A broken waiter ruminates on the least appealing thing on offer in any given restaurant – the customers.
On any regular day the stinking, sweaty chef who hasn’t washed his hands since he showered the night before might roll a joint for a walk downstairs to the dank and moldy dry-store, step over the sleeping manager and find a line of coke waiting for him on the shelf behind the beef stock granules. So what? The manager was still here, drunk as fuck, sitting on table five in a fog of smoke and shot glasses at nine this morning with two skinny waiters and five randomers when chef came in to open up. No biggie. I won’t bore you with the seedy details of what the over-qualified and under-fed have to do or imbibe to cope with our nation’s most vile and untempered foe, Joe and Jenny Public.
I’ll start with you Joe, you prick! I was on my coffee break in the pub across the road when you sauntered in to meet your fellow diners before the meal. You just had to slam an extra drink in before leaving. Just to be late, just to kill your tastebuds and loosen that nervous tongue-slash-wallet of yours. You’re probably an ok guy most of the time but you’re eating out tonight so you morph into this befuddled Dickensian autobot who hold doors open unnecessarily, smiles too much and gesticulates unnecessarily with your eyebrows. You’re going to order dark meat and concern yourself with the wine, the bill and the chance of a brandy on the house after the meal. If it was a coma you were after Joe a little ketamine sorbet could have been arranged. You should have said.

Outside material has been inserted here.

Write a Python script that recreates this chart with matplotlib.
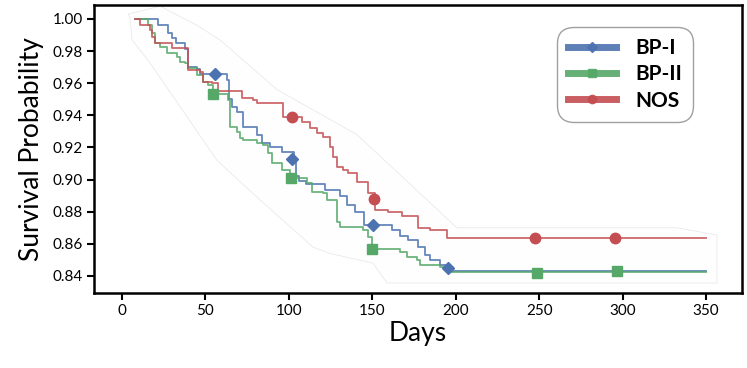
import matplotlib
matplotlib.use("Agg")
import matplotlib.pyplot as plt
import numpy as np
from matplotlib.lines import Line2D

plt.rcParams["font.family"] = ["Lato", "DejaVu Sans"]

# ---- data ----
bp1_days = [8, 21.6, 27.6, 30, 32.4, 37.7, 39.5, 44.9, 46.7, 62.9,
            64.1, 65.9, 68.9, 72.5, 80.9, 83.9, 88.7, 96, 103, 104.5,
            106, 110, 121.6, 130.6, 134.8, 139.6, 145, 161.8, 166.6, 171.4,
            177.4, 181.5, 184.5, 190.5, 194.7, 350]
bp1_surv = [1.0, 0.996, 0.991, 0.988, 0.985, 0.981, 0.970, 0.969, 0.966, 0.962,
            0.950, 0.945, 0.942, 0.933, 0.928, 0.923, 0.920, 0.917, 0.912, 0.902,
            0.899, 0.897, 0.8935, 0.890, 0.884, 0.880, 0.872, 0.8686, 0.865, 0.8624,
            0.858, 0.853, 0.850, 0.8468, 0.8431, 0.8431]

bp2_days = [9, 15.6, 18, 19.8, 22.8, 27, 33, 34.8, 37.7, 39.5,
            44.9, 48.5, 51.5, 54.5, 63.5, 64.7, 68.9, 70.7, 72.5, 80.9,
            84.5, 87.5, 89.9, 95.9, 100.5, 110.8, 113.8, 120.4, 122.8, 128.8,
            130.6, 144.4, 147.4, 149.8, 166.6, 170.8, 176.8, 178.6, 190.5, 194.7,
            350]
bp2_surv = [1.0, 0.996, 0.991, 0.985, 0.9826, 0.979, 0.9763, 0.9732, 0.9726, 0.9695,
            0.9651, 0.9608, 0.9589, 0.9533, 0.9496, 0.9328, 0.9296, 0.9259, 0.9247, 0.9228,
            0.9215, 0.9166, 0.9103, 0.906, 0.901, 0.8979, 0.8923, 0.8917, 0.8873, 0.8736,
            0.8705, 0.8686, 0.8643, 0.8568, 0.8549, 0.8518, 0.8499, 0.8468, 0.8456, 0.8425,
            0.8425]

nos_days = [7.8, 10.8, 16.8, 18, 19.8, 30, 39.5, 46.7, 48.5, 53.9,
            57.5, 71.9, 78.5, 80.9, 96.5, 107.8, 112.6, 116.8, 120.4, 124.6,
            126.4, 128.8, 132.4, 135.4, 140.8, 147.4, 151.5, 159.4, 167.8, 177.4,
            184.5, 194.7, 350]
nos_surv = [1.0, 0.996, 0.993, 0.989, 0.985, 0.982, 0.968, 0.967, 0.961, 0.960,
            0.955, 0.951, 0.9496, 0.948, 0.939, 0.936, 0.932, 0.929, 0.9265, 0.920,
            0.914, 0.908, 0.906, 0.904, 0.8985, 0.8917, 0.881, 0.880, 0.8773, 0.870,
            0.8686, 0.8636, 0.8636]

# marker positions
bp1_mk_days = [55.7, 101.9, 150.4, 195.3]
bp1_mk_vals = [0.966, 0.913, 0.872, 0.845]
bp2_mk_days = [54.6, 101.5, 149.8, 248.6, 296.6]
bp2_mk_vals = [0.953, 0.901, 0.857, 0.842, 0.843]
nos_mk_days = [101.9, 151, 247.5, 295.4]
nos_mk_vals = [0.939, 0.888, 0.8636, 0.8636]

# faint confidence envelope
ci_up_days = [3.6, 22.8, 45, 58.7, 92.9, 140.8, 200.7, 332.5, 356.5]
ci_up_vals = [1.003, 1.008, 0.996, 0.987, 0.956, 0.928, 0.870, 0.870, 0.8655]
ci_lo_days = [4.8, 6, 16.8, 56.9, 80.9, 114.4, 124.6, 150.4, 158.8, 356.5]
ci_lo_vals = [1.001, 0.987, 0.9726, 0.912, 0.889, 0.858, 0.854, 0.848, 0.8356, 0.8356]

labels = ["BP-I", "BP-II", "NOS"]
colors = ["#4c72b0", "#55a868", "#c44e52"]
markers = ["D", "s", "o"]
msizes = [6.5, 7.5, 7.5]
xticks = [0, 50, 100, 150, 200, 250, 300, 350]
yticks = [0.84, 0.86, 0.88, 0.90, 0.92, 0.94, 0.96, 0.98, 1.00]

# ---- figure ----
fig = plt.figure(figsize=(7.47, 3.68), dpi=100)
ax = fig.add_axes([0.1258, 0.2038, 0.8675, 0.7826])

ax.fill(ci_up_days + ci_lo_days[::-1], ci_up_vals + ci_lo_vals[::-1],
        facecolor="#fefefe", edgecolor="#e6e6e6", linewidth=0.5, zorder=1)

series = [(bp1_days, bp1_surv, bp1_mk_days, bp1_mk_vals),
          (bp2_days, bp2_surv, bp2_mk_days, bp2_mk_vals),
          (nos_days, nos_surv, nos_mk_days, nos_mk_vals)]
for (d, s, md, mv), c, m, ms in zip(series, colors, markers, msizes):
    ax.step(d, s, where="post", color=c, lw=1.3, alpha=0.85, zorder=3)
    ax.plot(md, mv, linestyle="none", marker=m, markersize=ms, color=c, zorder=4)

ax.set_xlim(-16.8, 371.5)
ax.set_ylim(0.8294, 1.0087)
ax.set_xticks(xticks)
ax.set_yticks(yticks)
ax.set_yticklabels([f"{t:.2f}" for t in yticks])
ax.tick_params(axis="both", direction="out", length=5, width=1.5, labelsize=11, pad=3)
for sp in ax.spines.values():
    sp.set_linewidth(1.8)

ax.set_xlabel("Days", fontsize=19, labelpad=2)
ax.set_ylabel("Survival Probability", fontsize=19, labelpad=6)

handles = [Line2D([0], [0], color=c, lw=5, alpha=0.9, marker=m, markersize=ms * 0.8)
           for c, m, ms in zip(colors, markers, msizes)]
leg = ax.legend(handles, labels, loc="upper right", bbox_to_anchor=(0.925, 0.925),
                prop={"weight": "bold", "size": 15}, frameon=True, fancybox=True,
                edgecolor="#888888", handlelength=2.3, handletextpad=0.9,
                labelspacing=0.3, borderpad=0.55, borderaxespad=0)
leg.get_frame().set_linewidth(1.0)
leg.get_frame().set_boxstyle("round,pad=0,rounding_size=0.8")

fig.savefig("out.png", dpi=100)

Joe’s antithesis – the over-enthusiastic gourmet, wine-loving, chatter-cock. Well, in over a decade of working in fine, and not-so-fine, dining not one of these fellows has said anything more remarkable than what they sight-read in lifestyle magazines and television programs. I once had to subtly suggest to one customer that I had also read the article in that week’s edition of the Sunday Times magazine on how to ‘pow-wow’ and ‘get on side’ with your waiter. Scarlet Jarlath. Muppetry aside, the same chap will tear the house down and refuse to pay his bill if his tardy table is not served in three quarters of the time it takes to cook the food.

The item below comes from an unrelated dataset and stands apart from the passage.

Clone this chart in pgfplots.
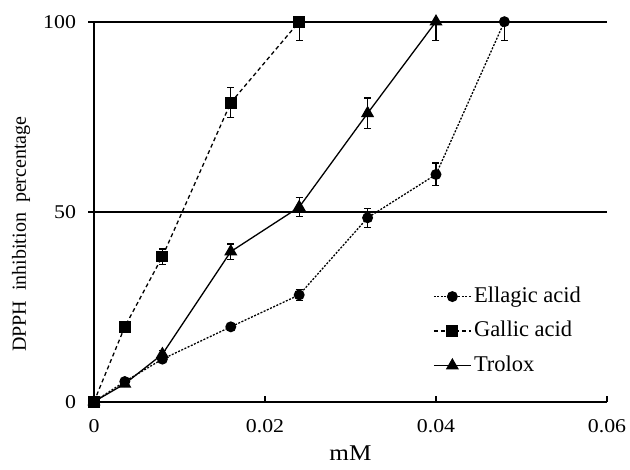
\documentclass[border=0pt]{standalone}
\usepackage{fontspec}
\setmainfont{Liberation Serif}
\newfontfamily\tickfont{Liberation Serif}[FakeStretch=1.12]
\usepackage{pgfplots}
\pgfplotsset{compat=1.18}

\begin{document}
\begin{tikzpicture}
\path[use as bounding box] (-94pt,-68.3pt) rectangle (536pt,401.7pt);
\begin{axis}[
    width=513pt, height=380pt, scale only axis,
    xmin=0, xmax=0.06, ymin=0, ymax=100,
    axis x line=bottom, axis y line=left,
    axis line style={-, line width=2pt},
    xtick={0,0.02,0.04,0.06}, xticklabels={0,0.02,0.04,0.06},
    ytick={0,50,100}, yticklabels={0,50,100},
    scaled x ticks=false,
    major tick length=0pt,
    ymajorgrids, grid style={line width=2pt, black},
    xticklabel style={font=\tickfont\fontsize{19.5}{20}\selectfont, yshift=-14.5pt},
    yticklabel style={font=\tickfont\fontsize{19.5}{20}\selectfont, xshift=-14.5pt},
    xlabel={mM},
    xlabel style={font=\tickfont\fontsize{22.5}{24}\selectfont, at={([yshift=-51pt]rel axis cs:0.5,0)}, anchor=center},
    ylabel={DPPH\ \ inhibition\ \ percentage},
    ylabel style={font=\fontsize{20}{22}\selectfont, at={([xshift=-73pt]rel axis cs:0,0.441)}, anchor=center},
    clip=false,
    legend cell align=left,
    legend image code/.code={\draw[mark repeat=2,mark phase=2,#1] plot coordinates {(0pt,0pt) (18.5pt,0pt) (37pt,0pt)};},
    legend style={draw=none, fill=none, font=\fontsize{22.5}{24}\selectfont,
        at={(rel axis cs:0.655,0.31)}, anchor=north west,
        nodes={inner ysep=0pt, inner xsep=2.5pt, text height=16pt, text depth=5pt}, row sep=13.5pt},
    error bars/error bar style={line width=1.2pt, solid},
    error bars/error mark options={rotate=90, mark size=3.5pt, line width=1.2pt, solid},
]
% tick marks: x inward, y outward
\pgfplotsinvokeforeach{0.02,0.04,0.06}{
  \draw[line width=2pt] (axis cs:#1,0) -- ++(0pt,6pt);
}
\pgfplotsinvokeforeach{0,50,100}{
  \draw[line width=2pt] (axis cs:0,#1) -- ++(-6pt,0pt);
}
\addplot[black, line width=1.3pt, dash pattern=on 2pt off 1.5pt, mark=*, mark size=4.8pt, mark options={solid},
    error bars/.cd, y dir=both, y explicit] coordinates {
    (0,0) (0.0036,5.3) (0.008,11.2) (0.016,19.7) (0.024,28.1) +- (0,1.5)
    (0.032,48.4) +- (0,2.5) (0.04,59.8) +- (0,3) (0.048,100) -= (0,5)
};
\addlegendentry{Ellagic acid}
\addplot[black, line width=1.3pt, dash pattern=on 4pt off 3pt, mark=square*, mark size=5.3pt, mark options={solid},
    error bars/.cd, y dir=both, y explicit] coordinates {
    (0,0) (0.0036,19.7) (0.008,38.2) +- (0,2) (0.016,78.7) +- (0,4) (0.024,100) -= (0,5)
};
\addlegendentry{Gallic acid}
\addplot[black, line width=1.3pt, mark=triangle*, mark size=6.3pt,
    error bars/.cd, y dir=both, y explicit] coordinates {
    (0,0) (0.0036,4.7) (0.008,12.5) +- (0,1) (0.016,39.5) +- (0,2) (0.024,51.2) +- (0,2.5)
    (0.032,75.9) +- (0,4) (0.04,100) -= (0,5)
};
\addlegendentry{Trolox}
\end{axis}
\end{tikzpicture}
\end{document}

Jenny, is on her best behaviour tonight. She’s scoping out the place for a possible table of three next Tuesday with her bestest friends. She’s memorising the menu, the table layout and putting the phone number in her mobile so the three of them can dream up the most impossible list of demands and keep me up to date all week. So, at rush hour on Saturday night, they conference call me to tell me it’s half portions of asparagus risotto all round with a special request for crab cakes, anything-but-Chardonnay and an out-of-seasonal salad in the middle of the table so they can, y’no, pick at it. I know, fabulous.

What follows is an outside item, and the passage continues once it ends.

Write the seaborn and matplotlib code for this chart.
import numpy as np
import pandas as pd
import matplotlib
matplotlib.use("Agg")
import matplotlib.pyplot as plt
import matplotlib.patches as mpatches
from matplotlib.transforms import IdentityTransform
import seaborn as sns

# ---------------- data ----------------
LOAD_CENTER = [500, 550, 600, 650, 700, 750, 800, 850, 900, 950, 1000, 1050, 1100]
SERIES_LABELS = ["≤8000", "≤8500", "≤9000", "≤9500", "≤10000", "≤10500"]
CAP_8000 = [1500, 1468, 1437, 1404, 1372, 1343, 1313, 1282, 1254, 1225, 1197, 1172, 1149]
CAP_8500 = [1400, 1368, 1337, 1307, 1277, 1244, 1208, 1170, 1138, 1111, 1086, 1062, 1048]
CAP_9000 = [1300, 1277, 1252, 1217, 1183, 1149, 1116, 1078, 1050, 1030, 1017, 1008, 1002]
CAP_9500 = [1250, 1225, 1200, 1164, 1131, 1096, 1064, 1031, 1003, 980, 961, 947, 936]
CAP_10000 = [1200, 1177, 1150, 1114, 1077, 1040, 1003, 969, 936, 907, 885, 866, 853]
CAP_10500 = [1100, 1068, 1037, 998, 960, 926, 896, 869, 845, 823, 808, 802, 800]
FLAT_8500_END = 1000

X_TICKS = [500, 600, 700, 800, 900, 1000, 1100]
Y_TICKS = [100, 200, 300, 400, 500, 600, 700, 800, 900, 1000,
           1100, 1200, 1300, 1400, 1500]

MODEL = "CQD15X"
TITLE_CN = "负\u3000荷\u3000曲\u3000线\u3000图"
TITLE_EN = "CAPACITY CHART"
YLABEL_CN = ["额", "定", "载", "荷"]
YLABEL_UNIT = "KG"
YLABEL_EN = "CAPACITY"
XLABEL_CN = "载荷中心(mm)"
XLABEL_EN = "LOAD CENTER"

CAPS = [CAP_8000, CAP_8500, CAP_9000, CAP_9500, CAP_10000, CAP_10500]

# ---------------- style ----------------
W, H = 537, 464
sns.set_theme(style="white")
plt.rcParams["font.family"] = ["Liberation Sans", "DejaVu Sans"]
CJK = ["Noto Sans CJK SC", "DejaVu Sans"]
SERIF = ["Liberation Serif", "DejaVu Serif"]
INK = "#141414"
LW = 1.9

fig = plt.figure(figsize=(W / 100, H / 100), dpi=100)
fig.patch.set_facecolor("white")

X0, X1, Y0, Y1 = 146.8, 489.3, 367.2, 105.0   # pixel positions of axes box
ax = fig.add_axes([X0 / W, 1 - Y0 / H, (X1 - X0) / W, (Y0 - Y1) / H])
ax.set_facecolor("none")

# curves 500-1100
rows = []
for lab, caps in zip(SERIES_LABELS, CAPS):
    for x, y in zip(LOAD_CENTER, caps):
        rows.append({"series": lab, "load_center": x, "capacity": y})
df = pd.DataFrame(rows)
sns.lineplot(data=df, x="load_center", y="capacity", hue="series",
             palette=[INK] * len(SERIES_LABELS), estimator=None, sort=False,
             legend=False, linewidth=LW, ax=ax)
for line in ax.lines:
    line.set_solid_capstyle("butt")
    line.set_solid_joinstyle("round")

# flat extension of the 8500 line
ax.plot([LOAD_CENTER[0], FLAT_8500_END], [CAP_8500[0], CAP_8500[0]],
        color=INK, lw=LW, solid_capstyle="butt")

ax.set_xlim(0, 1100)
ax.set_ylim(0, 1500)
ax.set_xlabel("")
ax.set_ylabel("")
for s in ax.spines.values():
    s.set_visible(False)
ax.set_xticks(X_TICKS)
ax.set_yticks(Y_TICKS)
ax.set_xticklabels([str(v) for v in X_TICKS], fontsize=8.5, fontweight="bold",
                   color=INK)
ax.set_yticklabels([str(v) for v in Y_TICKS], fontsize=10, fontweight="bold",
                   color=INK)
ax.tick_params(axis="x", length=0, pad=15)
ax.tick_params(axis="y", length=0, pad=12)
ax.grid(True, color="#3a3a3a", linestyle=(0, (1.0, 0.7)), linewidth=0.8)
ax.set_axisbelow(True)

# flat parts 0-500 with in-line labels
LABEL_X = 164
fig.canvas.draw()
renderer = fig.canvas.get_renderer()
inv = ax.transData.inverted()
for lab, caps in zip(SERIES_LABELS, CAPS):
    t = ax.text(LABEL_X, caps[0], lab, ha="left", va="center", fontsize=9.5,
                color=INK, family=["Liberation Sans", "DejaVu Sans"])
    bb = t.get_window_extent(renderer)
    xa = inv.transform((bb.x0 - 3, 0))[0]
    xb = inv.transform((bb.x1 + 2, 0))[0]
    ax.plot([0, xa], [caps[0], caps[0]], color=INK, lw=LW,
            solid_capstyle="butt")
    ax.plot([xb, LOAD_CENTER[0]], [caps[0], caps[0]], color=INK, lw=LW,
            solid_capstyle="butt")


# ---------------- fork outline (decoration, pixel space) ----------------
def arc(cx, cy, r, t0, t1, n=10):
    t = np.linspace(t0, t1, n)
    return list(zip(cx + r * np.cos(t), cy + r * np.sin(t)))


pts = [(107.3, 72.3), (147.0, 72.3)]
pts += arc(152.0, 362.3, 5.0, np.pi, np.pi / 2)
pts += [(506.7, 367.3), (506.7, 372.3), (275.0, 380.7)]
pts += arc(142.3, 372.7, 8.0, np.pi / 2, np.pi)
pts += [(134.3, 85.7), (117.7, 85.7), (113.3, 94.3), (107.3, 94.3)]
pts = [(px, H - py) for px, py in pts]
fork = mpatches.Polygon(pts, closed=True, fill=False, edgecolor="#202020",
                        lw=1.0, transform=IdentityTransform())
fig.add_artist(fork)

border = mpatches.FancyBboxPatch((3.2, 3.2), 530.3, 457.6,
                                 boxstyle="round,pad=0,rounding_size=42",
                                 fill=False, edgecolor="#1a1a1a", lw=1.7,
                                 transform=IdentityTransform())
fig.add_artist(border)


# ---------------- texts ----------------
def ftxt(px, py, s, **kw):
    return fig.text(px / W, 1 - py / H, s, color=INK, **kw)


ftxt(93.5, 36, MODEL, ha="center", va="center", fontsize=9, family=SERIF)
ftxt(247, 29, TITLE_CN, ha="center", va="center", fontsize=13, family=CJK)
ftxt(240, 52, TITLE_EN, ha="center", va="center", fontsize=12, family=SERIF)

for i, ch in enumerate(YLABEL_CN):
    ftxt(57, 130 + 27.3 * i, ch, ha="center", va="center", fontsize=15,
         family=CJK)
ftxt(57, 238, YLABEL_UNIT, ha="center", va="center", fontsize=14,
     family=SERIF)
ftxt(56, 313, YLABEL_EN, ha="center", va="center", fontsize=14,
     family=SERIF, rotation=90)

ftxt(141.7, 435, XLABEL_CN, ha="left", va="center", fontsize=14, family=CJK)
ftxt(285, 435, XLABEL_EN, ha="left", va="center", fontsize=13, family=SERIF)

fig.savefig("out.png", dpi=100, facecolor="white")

Murphy’s law of catering dictates that we will suddenly change the entire menu and repaint the place on Monday night, Asparagus will be embargoed, I’ll forget the clocks go forward the night before and the only two half bottles of Chablis in stock will be corked. Their night will be ruined, the rest of the restaurant will be having too much fun and they had to put their good handbags on the floor because there was no, y’no, hooky thing on the edge of the table for them.
They’ll be outraged, the service will be reported as atrocious and after complaining for eight weeks to everyone they meet, they’ll come to the conclusion that it was the best mileage they ever got out of €27.35 each and book in again for next month. Yeah, C U Next Tuesday, Jennie.